Who needs a holiday when you've got a holodeck?
Virtual reality, the final frontier:
- These are the voyages of future technology.
- Its ongoing mission to explore strange new gizmos.
- To seek out new technology and new toys.
- To boldly go where no gamer has gone before.
Since the creation of the genre, Science fiction has had the power to inspire real life technology of tomorrow's world. The out-there inventions seen in the movies and on television are often seen to be an impossible dream created by a writer with an over-active imagination, whereas others consider them to be a vision of the distant future. Space travel hasn't advanced as much as Arthur C. Clarke and Stanley Kubrick imagined it would in 2001: A Space Odyssey and its sequel 2010. Space travel may be behind, but Sci-fi has set the foundations for future toys and inventions, which could soon be considered science fact.

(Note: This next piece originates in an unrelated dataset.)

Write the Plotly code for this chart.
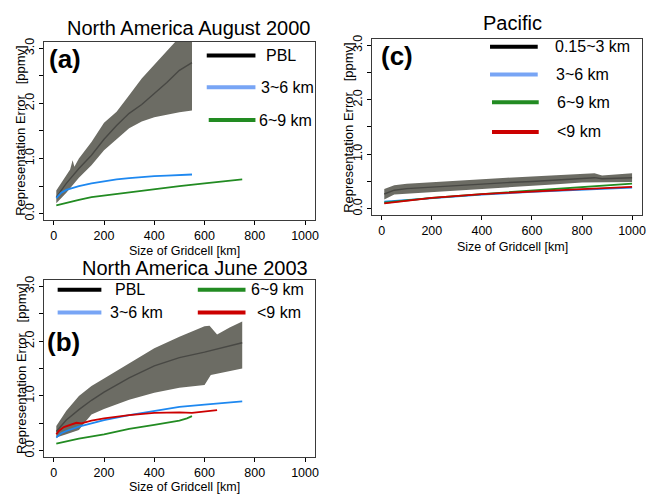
import plotly.graph_objects as go

W, H = 661, 494
FONT = "Liberation Sans, Arial, sans-serif"

# ---------------- data ----------------
# Panel (a) North America August 2000
a_band_upper_km = [10, 30, 50, 65, 75, 82, 100, 150, 200, 250, 300, 350, 400, 450, 500, 550]
a_band_upper = [0.42, 0.55, 0.68, 0.80, 0.97, 0.85, 1.00, 1.30, 1.65, 1.85, 2.15, 2.45, 2.70, 2.95, 3.20, 3.50]
a_band_lower_km = [10, 50, 100, 150, 200, 250, 300, 350, 400, 450, 500, 550]
a_band_lower = [0.19, 0.38, 0.65, 0.88, 1.15, 1.35, 1.55, 1.67, 1.75, 1.80, 1.84, 1.87]
a_pbl_km = [10, 50, 100, 150, 200, 250, 300, 350, 400, 450, 500, 550]
a_pbl = [0.30, 0.55, 0.82, 1.06, 1.35, 1.60, 1.82, 1.98, 2.18, 2.38, 2.60, 2.74]
a_36_km = [10, 20, 30, 50, 75, 100, 150, 200, 250, 300, 350, 400, 450, 500, 550]
a_36 = [0.28, 0.34, 0.38, 0.43, 0.47, 0.50, 0.55, 0.59, 0.62, 0.645, 0.665, 0.68, 0.69, 0.70, 0.71]
a_69_km = [10, 50, 100, 150, 200, 250, 300, 400, 500, 600, 700, 750]
a_69 = [0.15, 0.20, 0.25, 0.30, 0.33, 0.36, 0.39, 0.45, 0.50, 0.55, 0.59, 0.62]

# Panel (b) North America June 2003
b_band_upper_km = [10, 50, 100, 150, 200, 300, 400, 500, 600, 620, 650, 700, 750]
b_band_upper = [0.45, 0.73, 1.00, 1.18, 1.32, 1.60, 1.87, 2.08, 2.27, 2.28, 2.12, 2.25, 2.36]
b_band_lower_km = [10, 50, 100, 130, 150, 200, 300, 400, 500, 600, 625, 700, 750]
b_band_lower = [0.24, 0.30, 0.38, 0.55, 0.66, 0.76, 0.93, 1.06, 1.15, 1.20, 1.38, 1.45, 1.50]
b_pbl_km = [10, 50, 100, 150, 200, 300, 400, 500, 600, 700, 750]
b_pbl = [0.35, 0.56, 0.75, 0.92, 1.07, 1.33, 1.55, 1.70, 1.80, 1.92, 1.97]
b_36_km = [10, 30, 50, 100, 150, 200, 300, 400, 500, 600, 700, 750]
b_36 = [0.24, 0.32, 0.36, 0.44, 0.50, 0.56, 0.65, 0.73, 0.80, 0.84, 0.88, 0.90]
b_69_km = [10, 100, 200, 300, 400, 500, 530, 550]
b_69 = [0.13, 0.22, 0.30, 0.40, 0.47, 0.55, 0.59, 0.63]
b_lt9_km = [10, 20, 40, 70, 90, 110, 150, 200, 300, 400, 500, 550, 600, 650]
b_lt9 = [0.30, 0.36, 0.43, 0.48, 0.51, 0.50, 0.55, 0.59, 0.65, 0.69, 0.70, 0.69, 0.72, 0.74]

# Panel (c) Pacific
c_km = [10, 50, 100, 200, 300, 400, 500, 600, 700, 800, 850, 880, 1000]
c_band_upper = [0.36, 0.43, 0.46, 0.49, 0.52, 0.54, 0.57, 0.59, 0.61, 0.64, 0.65, 0.61, 0.65]
c_band_lower = [0.17, 0.26, 0.28, 0.31, 0.34, 0.36, 0.39, 0.42, 0.45, 0.48, 0.49, 0.49, 0.49]
c_low = [0.27, 0.34, 0.37, 0.40, 0.43, 0.45, 0.48, 0.50, 0.53, 0.56, 0.57, 0.55, 0.57]
c_line_km = [10, 100, 200, 400, 600, 800, 1000]
c_36 = [0.13, 0.16, 0.20, 0.26, 0.31, 0.35, 0.39]
c_69 = [0.11, 0.15, 0.20, 0.27, 0.33, 0.40, 0.46]
c_lt9 = [0.10, 0.15, 0.20, 0.27, 0.32, 0.36, 0.40]

x_ticks = [0, 200, 400, 600, 800, 1000]
y_ticks = [0, 0.5, 1.0, 1.5, 2.0, 2.5, 3.0]
y_ticktext = ["0.0", "", "1.0", "", "2.0", "", "3.0"]

BAND = "rgb(108,108,100)"
MEAN = "rgb(72,72,68)"
BLUE = "rgb(30,136,240)"
BLUE_LEG = "rgb(120,165,245)"
GREEN = "rgb(34,139,34)"
RED = "rgb(204,0,0)"

# ---------------- figure ----------------
fig = go.Figure()


def px_x(p):
    return p / W


def px_y(p):
    return 1 - p / H


def add_band(xa, ya, ux, uy, lx, ly):
    fig.add_trace(go.Scatter(x=list(ux) + list(lx)[::-1], y=list(uy) + list(ly)[::-1],
                             fill="toself", fillcolor=BAND, mode="lines",
                             line=dict(width=0, color=BAND), xaxis=xa, yaxis=ya,
                             hoverinfo="skip", showlegend=False))


def add_line(xa, ya, x, y, color, width=1.8):
    fig.add_trace(go.Scatter(x=x, y=y, mode="lines", line=dict(color=color, width=width),
                             xaxis=xa, yaxis=ya, showlegend=False))


# (a)
add_band("x", "y", a_band_upper_km, a_band_upper, a_band_lower_km, a_band_lower)
add_line("x", "y", a_pbl_km, a_pbl, MEAN, 1.4)
add_line("x", "y", a_69_km, a_69, GREEN)
add_line("x", "y", a_36_km, a_36, BLUE)
# (b)
add_band("x2", "y2", b_band_upper_km, b_band_upper, b_band_lower_km, b_band_lower)
add_line("x2", "y2", b_pbl_km, b_pbl, MEAN, 1.4)
add_line("x2", "y2", b_69_km, b_69, GREEN)
add_line("x2", "y2", b_36_km, b_36, BLUE)
add_line("x2", "y2", b_lt9_km, b_lt9, RED)
# (c)
add_band("x3", "y3", c_km, c_band_upper, c_km, c_band_lower)
add_line("x3", "y3", c_km, c_low, MEAN, 1.4)
add_line("x3", "y3", c_line_km, c_36, BLUE)
add_line("x3", "y3", c_line_km, c_69, GREEN)
add_line("x3", "y3", c_line_km, c_lt9, RED)

axis_common = dict(showgrid=False, zeroline=False, showline=True, mirror=True,
                   linecolor="#3a3a3a", linewidth=1, ticks="outside", ticklen=4,
                   tickcolor="black", tickfont=dict(family=FONT, size=12.5, color="black"))


def xax(p0, p1, anchor):
    return dict(axis_common, domain=[px_x(p0), px_x(p1)], range=[-40, 1040],
                tickvals=x_ticks, anchor=anchor)


def yax(t, b, anchor):
    return dict(axis_common, domain=[px_y(b), px_y(t)], range=[-0.12, 3.12],
                tickvals=y_ticks, ticktext=y_ticktext, tickangle=-90, anchor=anchor)


fig.update_layout(
    width=W, height=H, margin=dict(l=0, r=0, t=0, b=0),
    paper_bgcolor="white", plot_bgcolor="white", showlegend=False,
    xaxis=xax(44, 317, "y"), yaxis=yax(38, 218, "x"),
    xaxis2=xax(44, 317, "y2"), yaxis2=yax(278, 457, "x2"),
    xaxis3=xax(374, 646, "y3"), yaxis3=yax(35, 213, "x3"),
)

annots = []


def text(s, x, y, size, bold=False, xanchor="center", angle=0):
    annots.append(dict(text=("<b>%s</b>" % s) if bold else s, x=px_x(x), y=px_y(y),
                       xref="paper", yref="paper", showarrow=False, xanchor=xanchor,
                       yanchor="middle", textangle=angle,
                       font=dict(family=FONT, size=size, color="black")))


# titles
text("North America August 2000", 190, 24, 20)
text("North America June 2003", 196, 266, 20)
text("Pacific", 516, 19, 20)
# panel labels
text("(a)", 65, 55, 26, bold=True)
text("(b)", 64, 341, 26, bold=True)
text("(c)", 399, 52, 26, bold=True)
# axis titles
ytitle = "Representation Error\u00a0\u00a0\u00a0[ppmv]"
text(ytitle, 21, 127, 13, angle=-90)
text(ytitle, 21, 367, 13, angle=-90)
text(ytitle, 351, 124, 13, angle=-90)
xtitle = "Size of Gridcell [km]"
text(xtitle, 186, 249, 12.5)
text(xtitle, 186, 487, 12.5)
text(xtitle, 516, 245, 12.5)

shapes = []


def leg(x0, x1, y, color, label, tx):
    shapes.append(dict(type="line", xref="paper", yref="paper", x0=px_x(x0), x1=px_x(x1),
                       y0=px_y(y), y1=px_y(y), line=dict(color=color, width=4)))
    text(label, tx, y, 16, xanchor="left")


# legend (a)
leg(208, 257, 52, "black", "PBL", 266)
leg(208, 257, 84, BLUE_LEG, "3~6 km", 261)
leg(210, 257, 117, GREEN, "6~9 km", 259)
# legend (b)
leg(58, 102, 288, "black", "PBL", 114)
leg(58, 102, 311, BLUE_LEG, "3~6 km", 109)
leg(199, 247, 288, GREEN, "6~9 km", 251)
leg(199, 247, 311, RED, "<9 km", 257)
# legend (c)
leg(493, 541, 43, "black", "0.15~3 km", 556)
leg(493, 541, 71, BLUE_LEG, "3~6 km", 557)
leg(495, 542, 99, GREEN, "6~9 km", 558)
leg(495, 542, 129, RED, "<9 km", 558)

fig.update_layout(annotations=annots, shapes=shapes)
fig.write_html("out.html", config={"displayModeBar": False},
               post_script="document.body.style.margin='0';document.body.style.overflow='hidden';")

None more so than the hugely successful television series Star Trek, running since 1966 with 4 different series spin-offs and 11 movies, each one bringing new technological advances to the attention of fans and inventors. One notable Star Trek creation was the Communicators, these small handheld devices allowed crew members to communicate with each other over long distances and also acted as a tracking devices, although not in real life use in 1966 these days we call them Mobile Phones, with GPS.
As well as Communicators, Phasers and "Beam Me Up Scotty" (yes, we know that was never actually said - Ed), the major piece of hardware that wowed audiences when it first appeared (in The Next Generation episode, "Encounter at Far Point") is the Holographic Environment Simulator or Holodeck for short. The simulation room, no bigger than a tennis court, could simulate any environment or person you wanted it to. The environments were so huge and well portrayed that you couldn't distinguish the difference between holographic image and reality.

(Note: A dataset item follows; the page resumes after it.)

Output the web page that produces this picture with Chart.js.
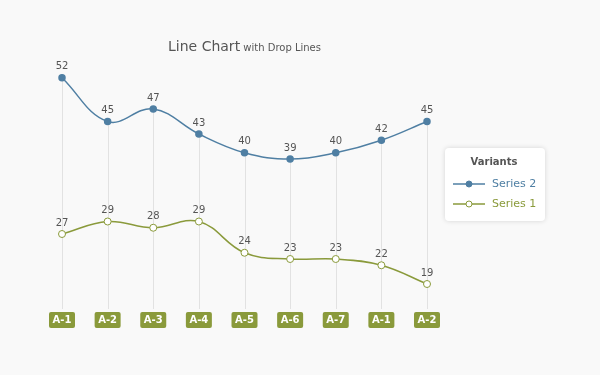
<!DOCTYPE html>
<html>
<head>
<meta charset="utf-8">
<script src="https://cdn.jsdelivr.net/npm/chart.js@4/dist/chart.umd.min.js"></script>
<style>
  body { margin: 0; background: #f9f9f9; }
  canvas { display: block; }
</style>
</head>
<body>
<canvas id="chart" width="600" height="375"></canvas>
<script>
const categories = ['A-1', 'A-2', 'A-3', 'A-4', 'A-5', 'A-6', 'A-7', 'A-1', 'A-2'];
const series2 = [52, 45, 47, 43, 40, 39, 40, 42, 45];
const series1 = [27, 29, 28, 29, 24, 23, 23, 22, 19];

const FONT = '"DejaVu Sans", Verdana, sans-serif';
const BLUE = '#4f7fa3';
const OLIVE = '#8a9a3b';

// vertical lines from the highest point down to the axis
const dropLines = {
    id: 'dropLines',
    beforeDatasetsDraw(chart) {
        const ctx = chart.ctx;
        const bottom = chart.chartArea.bottom;
        ctx.save();
        ctx.strokeStyle = '#e2e2e2';
        ctx.lineWidth = 1;
        categories.forEach((c, i) => {
            let top = Infinity;
            chart.data.datasets.forEach((ds, d) => {
                const pt = chart.getDatasetMeta(d).data[i];
                if (pt.y < top) top = pt.y;
            });
            const x = Math.round(chart.getDatasetMeta(0).data[i].x) + 0.5;
            ctx.beginPath();
            ctx.moveTo(x, top);
            ctx.lineTo(x, bottom);
            ctx.stroke();
        });
        ctx.restore();
    }
};

// value labels, category boxes, title and legend
const decorations = {
    id: 'decorations',
    afterDatasetsDraw(chart) {
        const ctx = chart.ctx;
        const area = chart.chartArea;
        ctx.save();

        // value labels
        ctx.font = '10px ' + FONT;
        ctx.fillStyle = '#555';
        ctx.textAlign = 'center';
        ctx.textBaseline = 'bottom';
        chart.data.datasets.forEach((ds, d) => {
            chart.getDatasetMeta(d).data.forEach((pt, i) => {
                ctx.fillText(ds.data[i], pt.x, pt.y - 6);
            });
        });

        // category boxes
        const xScale = chart.scales.x;
        ctx.font = 'bold 10px ' + FONT;
        ctx.textBaseline = 'middle';
        categories.forEach((c, i) => {
            const x = xScale.getPixelForValue(i);
            ctx.fillStyle = OLIVE;
            ctx.beginPath();
            ctx.roundRect(x - 13, 312, 26, 16, 2);
            ctx.fill();
            ctx.fillStyle = '#fff';
            ctx.fillText(c, x, 320.5);
        });

        // title
        const t1 = 'Line Chart', t2 = ' with Drop Lines';
        ctx.textBaseline = 'alphabetic';
        ctx.textAlign = 'left';
        ctx.font = '14px ' + FONT;
        const w1 = ctx.measureText(t1).width;
        ctx.font = '10px ' + FONT;
        const w2 = ctx.measureText(t2).width;
        let tx = (area.left + area.right) / 2 - (w1 + w2) / 2;
        ctx.fillStyle = '#555';
        ctx.font = '14px ' + FONT;
        ctx.fillText(t1, tx, 51);
        ctx.font = '10px ' + FONT;
        ctx.fillText(t2, tx + w1, 51);

        // legend
        ctx.shadowColor = 'rgba(0,0,0,0.15)';
        ctx.shadowBlur = 5;
        ctx.fillStyle = '#fff';
        ctx.beginPath();
        ctx.roundRect(445, 148, 100, 73, 4);
        ctx.fill();
        ctx.shadowColor = 'transparent';
        ctx.textAlign = 'center';
        ctx.textBaseline = 'middle';
        ctx.font = 'bold 10px ' + FONT;
        ctx.fillStyle = '#555';
        ctx.fillText('Variants', 494, 162);
        ctx.textAlign = 'left';
        ctx.font = '11px ' + FONT;
        chart.data.datasets.forEach((ds, d) => {
            const y = 184 + d * 20;
            ctx.strokeStyle = ds.borderColor;
            ctx.lineWidth = 1.5;
            ctx.beginPath();
            ctx.moveTo(453, y);
            ctx.lineTo(485, y);
            ctx.stroke();
            ctx.beginPath();
            ctx.arc(469, y, 3, 0, Math.PI * 2);
            ctx.fillStyle = ds.pointBackgroundColor;
            ctx.fill();
            ctx.lineWidth = 1;
            ctx.stroke();
            ctx.fillStyle = ds.borderColor;
            ctx.fillText(ds.label, 492, y + 0.5);
        });
        ctx.restore();
    }
};

new Chart(document.getElementById('chart'), {
    type: 'line',
    data: {
        labels: categories,
        datasets: [
            {
                label: 'Series 2',
                data: series2,
                borderColor: BLUE,
                backgroundColor: BLUE,
                pointBackgroundColor: BLUE,
                pointBorderColor: BLUE,
                borderWidth: 1.5,
                pointRadius: 3,
                tension: 0.4,
                clip: false
            },
            {
                label: 'Series 1',
                data: series1,
                borderColor: OLIVE,
                backgroundColor: '#fff',
                pointBackgroundColor: '#fff',
                pointBorderColor: OLIVE,
                borderWidth: 1.5,
                pointRadius: 3.5,
                pointBorderWidth: 1,
                tension: 0.4,
                clip: false
            }
        ]
    },
    options: {
        responsive: false,
        animation: false,
        layout: { padding: { left: 62, right: 173, top: 59, bottom: 66 } },
        scales: {
            x: { display: false },
            y: { display: false, min: 15, max: 55 }
        },
        plugins: {
            legend: { display: false },
            title: { display: false },
            tooltip: { enabled: false }
        }
    },
    plugins: [dropLines, decorations]
});
</script>
</body>
</html>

This form of virtual reality was no doubt a necessity on long deep space voyages. An hour in the Holodeck is probably what the doctor ordered to ease the nostalgia, claustrophobia or cabin fever. Even Captain Picard needed an escape into his own personal bliss, which for him involved riding virtual horses. The Holodeck's small room held no boundaries for the imagination, simulating anything you really desired (yes guys, anything you desire). From playing poker with Isaac Newton to watching an imaginary Baseball game, the Holodeck is literally the room of dreams. The Holodeck was never seen in the original series, but who knows what Kirk would do to virtual green women if he had one on board NCC-1701.
Of course, straining your brain trying to imagine how a small room can be transformed into a giant world can convince you the idea is absurd. There are simply more questions than there are answers, how can the Holodeck create touchable 3D objects? Does water feel wet? Were the floors treadmills? What if two people were in the same simulation and they walked away from each other - wouldn't they bump into walls? The official Star Trek mythology states that "the Holodeck employed three-dimensional holographic projections as well as transporter-based replications of actual objects." The easy thing about Sci-Fi is that any answer is plausible because it simply isn't realistic.